Упомянутый прием речитативного повтора он использует и в другом стихотворении: «Когда луна своим сияньем вдруг озаряет мир земной и свет ее над дальней гранью играет бледной синевой, когда над рощею в лазури рокочут трели соловья...» Он любит и тонко чувствует природу, в которой вырос и от которой оказался оторван. Она радует и очаровывает его: «Когда, утихнув на мгновенье, вновь зазвенят в горах ключи и ветра нежным дуновеньем разбужен темный лес в ночи».

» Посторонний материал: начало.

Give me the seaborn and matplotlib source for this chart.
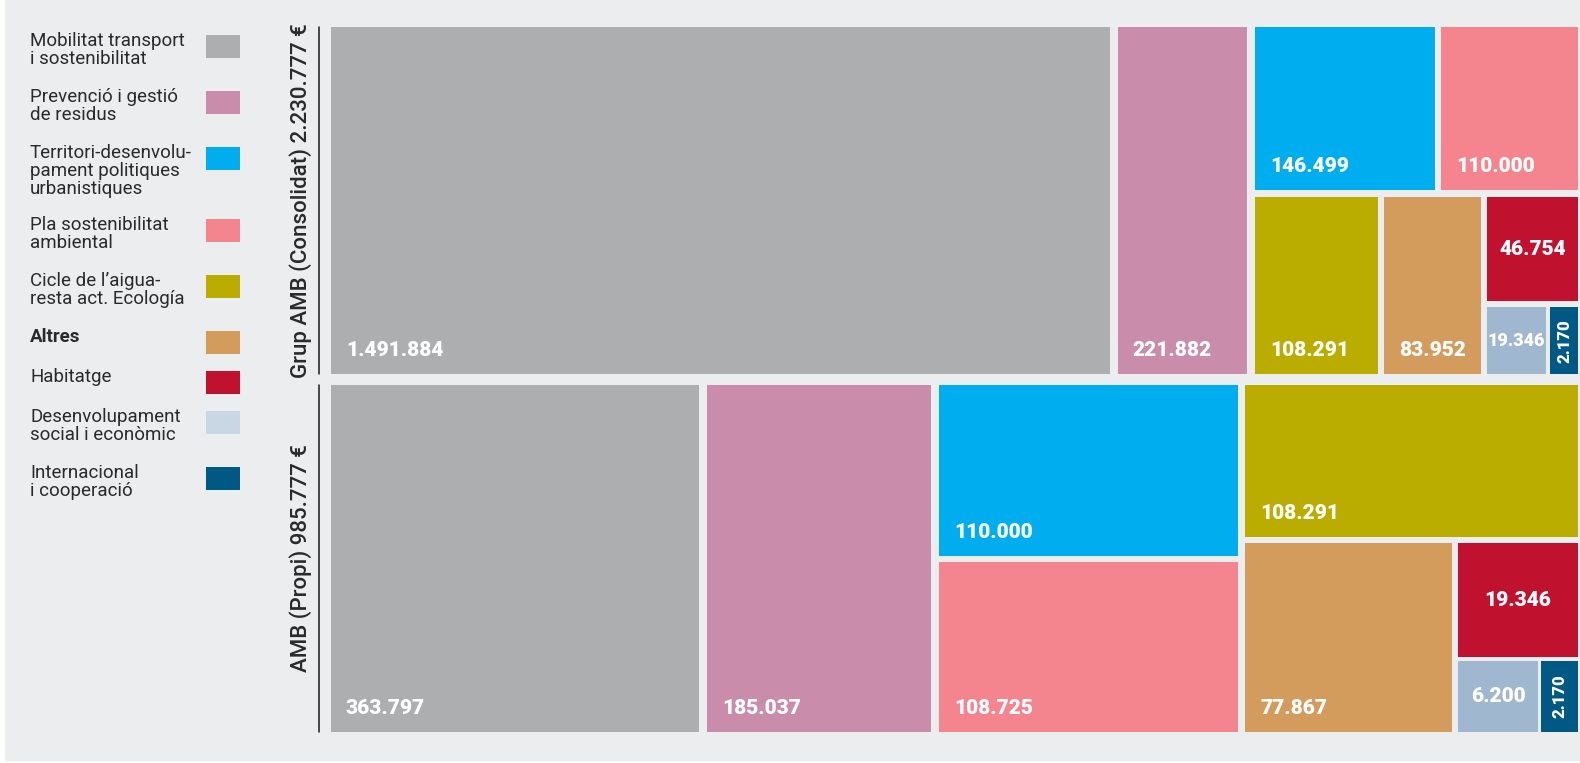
import numpy as np
import seaborn as sns
import matplotlib.pyplot as plt
from matplotlib.patches import Rectangle

# categories (legend order) and colours
categories = [
    "Mobilitat transport\ni sostenibilitat",
    "Prevenció i gestió\nde residus",
    "Territori-desenvolu-\npament politiques\nurbanistiques",
    "Pla sostenibilitat\nambiental",
    "Cicle de l’aigua-\nresta act. Ecología",
    "Altres",
    "Habitatge",
    "Desenvolupament\nsocial i econòmic",
    "Internacional\ni cooperació",
]
bold_category = "Altres"
cell_colors = ["#ADAEB0", "#C98CAA", "#00AEEF", "#F4858E", "#BAAD00",
               "#D49C5C", "#C0112E", "#9FB7CF", "#005984"]
legend_colors = ["#ADAEB0", "#C98CAA", "#00AEEF", "#F4858E", "#BAAD00",
                 "#D49C5C", "#C0112E", "#C9D6E3", "#005984"]

# the two treemaps
panel_titles = ["Grup AMB (Consolidat)", "AMB (Propi)"]
panel_totals = [2230777, 985777]
grup_values = [1491884, 221882, 146499, 110000, 108291, 83952, 46754, 19346, 2170]
propi_values = [363797, 185037, 110000, 108725, 108291, 77867, 19346, 6200, 2170]

# nesting of the cells (indices into categories), "h" = side by side, "v" = stacked
grup_tree = ("h", [0, 1, ("v", [("h", [2, 3]),
                                ("h", [4, 5, ("v", [6, ("h", [7, 8])])])])])
propi_tree = ("h", [0, 1, ("h", [("v", [2, 3]),
                                 ("v", [4, ("h", [5, ("v", [6, ("h", [7, 8])])])])])])

# layout knobs (pixels)
W, H = 1580, 763
tree_left, tree_right = 331, 1578
panel_tops = [27, 385]
panel_height = 347
gaps = [8, 7, 6, 6, 4, 3]
size_power = [0.94, 0.74]   # compress the big cells a bit like the original
min_share = 0.005
bg = "#ECEDEF"
text_col = "#2A2A2A"

sns.set_theme(style="white")
plt.rcParams["font.family"] = ["Roboto", "DejaVu Sans"]


def fmt(v):
    return f"{v:,}".replace(",", ".")


def node_weight(node, w):
    if isinstance(node, int):
        return w[node]
    return sum(node_weight(c, w) for c in node[1])


def layout(node, x, y, wd, ht, w, depth, out):
    if isinstance(node, int):
        out[node] = (x, y, wd, ht)
        return
    kind, children = node
    ws = np.array([node_weight(c, w) for c in children])
    g = gaps[depth]
    span = wd if kind == "h" else ht
    sizes = (span - g * (len(children) - 1)) * ws / ws.sum()
    pos = x if kind == "h" else y
    for c, s in zip(children, sizes):
        if kind == "h":
            layout(c, pos, y, s, ht, w, depth + 1, out)
        else:
            layout(c, x, pos, wd, s, w, depth + 1, out)
        pos += s + g


fig = plt.figure(figsize=(W / 100, H / 100), dpi=100, facecolor="white")
ax = fig.add_axes([0, 0, 1, 1])
ax.set_xlim(0, W)
ax.set_ylim(H, 0)
ax.axis("off")
ax.add_patch(Rectangle((5, 0), W - 5, 760, color=bg, zorder=0))

# legend
top = 35
for lab, col in zip(categories, legend_colors):
    n = lab.count("\n") + 1
    ax.bar(206, 23, width=34, bottom=top, align="edge", color=col, linewidth=0, zorder=2)
    ax.text(30, top - 3.5, lab, va="top", ha="left", fontsize=13.5, color=text_col,
            linespacing=1.03, fontweight="bold" if lab == bold_category else "normal")
    top += 16 * n + 24

# treemaps
for p, (values, tree) in enumerate([(grup_values, grup_tree), (propi_values, propi_tree)]):
    y0 = panel_tops[p]
    w = np.array(values, dtype=float) ** size_power[p]
    w = np.maximum(w, min_share * w.sum())
    cells = {}
    layout(tree, tree_left, y0, tree_right - tree_left, panel_height, w, 0, cells)
    for i, v in enumerate(values):
        x, y, cw, ch = cells[i]
        ax.bar(x, ch, width=cw, bottom=y, align="edge", color=cell_colors[i],
               linewidth=0, zorder=2)
        if cw < 40:
            ax.text(x + cw / 2, y + ch / 2, fmt(v), rotation=90, ha="center", va="center",
                    color="white", fontsize=12, fontweight="heavy", zorder=3)
        elif ch >= 140:
            ax.text(x + 15, y + ch - 18, fmt(v), ha="left", va="baseline",
                    color="white", fontsize=15, fontweight="heavy", zorder=3)
        else:
            ax.text(x + cw / 2, y + ch / 2, fmt(v), ha="center", va="center",
                    color="white", fontsize=13 if cw < 80 else 15, fontweight="heavy",
                    zorder=3)
    # rotated panel title with rule
    ax.text(301, y0 + panel_height / 2, f"{panel_titles[p]} {fmt(panel_totals[p])} €",
            rotation=90, ha="center", va="center", fontsize=16, fontweight="medium",
            color=text_col)
    ax.plot([318.5, 318.5], [y0, y0 + panel_height], color="#1A1A1A", lw=1.1, zorder=3)

fig.savefig("out.png", dpi=100, facecolor=fig.get_facecolor())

Но одно из его стихотворений поражает почти мистическим пророчеством. Оно о народном певце, пытавшемся достучаться до сердец людей, чтобы передать им «пламень» своей души. Открыть «великую правду» и «мечту», живущую в ней: «Он бродил от дома к дому, словно демон отрешенный, и в задумчивом напеве правду вещую берег». Но люди, погрязшие в темноте, не поняли певца — вместо благодарности они протянули ему чашу с ядом и сказали: «Пей, проклятый, неразбавленную участь, не хотим небесной правды, легче нам земная ложь».
В этих не по возрасту осмысленных и поражающих своим пророчеством строках та же тема, которую значительно позже Максим Горький выразил в своей знаменитой «балладе» о сердце Данко. И философское созвучие двух авторов не в том, что это сердце осветило путь людям, а в поступке «осторожного человека», растоптавшего его.
Когда по завершении первого класса Иосиф Джугашвили пришел в редакцию журнала «Иверия» («Грузия») и предложил несколько своих произведений, то его принял сам редактор Илья Чавчавадзе. Он направил их автора к секретарю редакции Григорию Кипшидзе, который отобрал для публикации пять стихотворений. Уже 14 июля на первой странице газеты появилось стихотворение «Утро».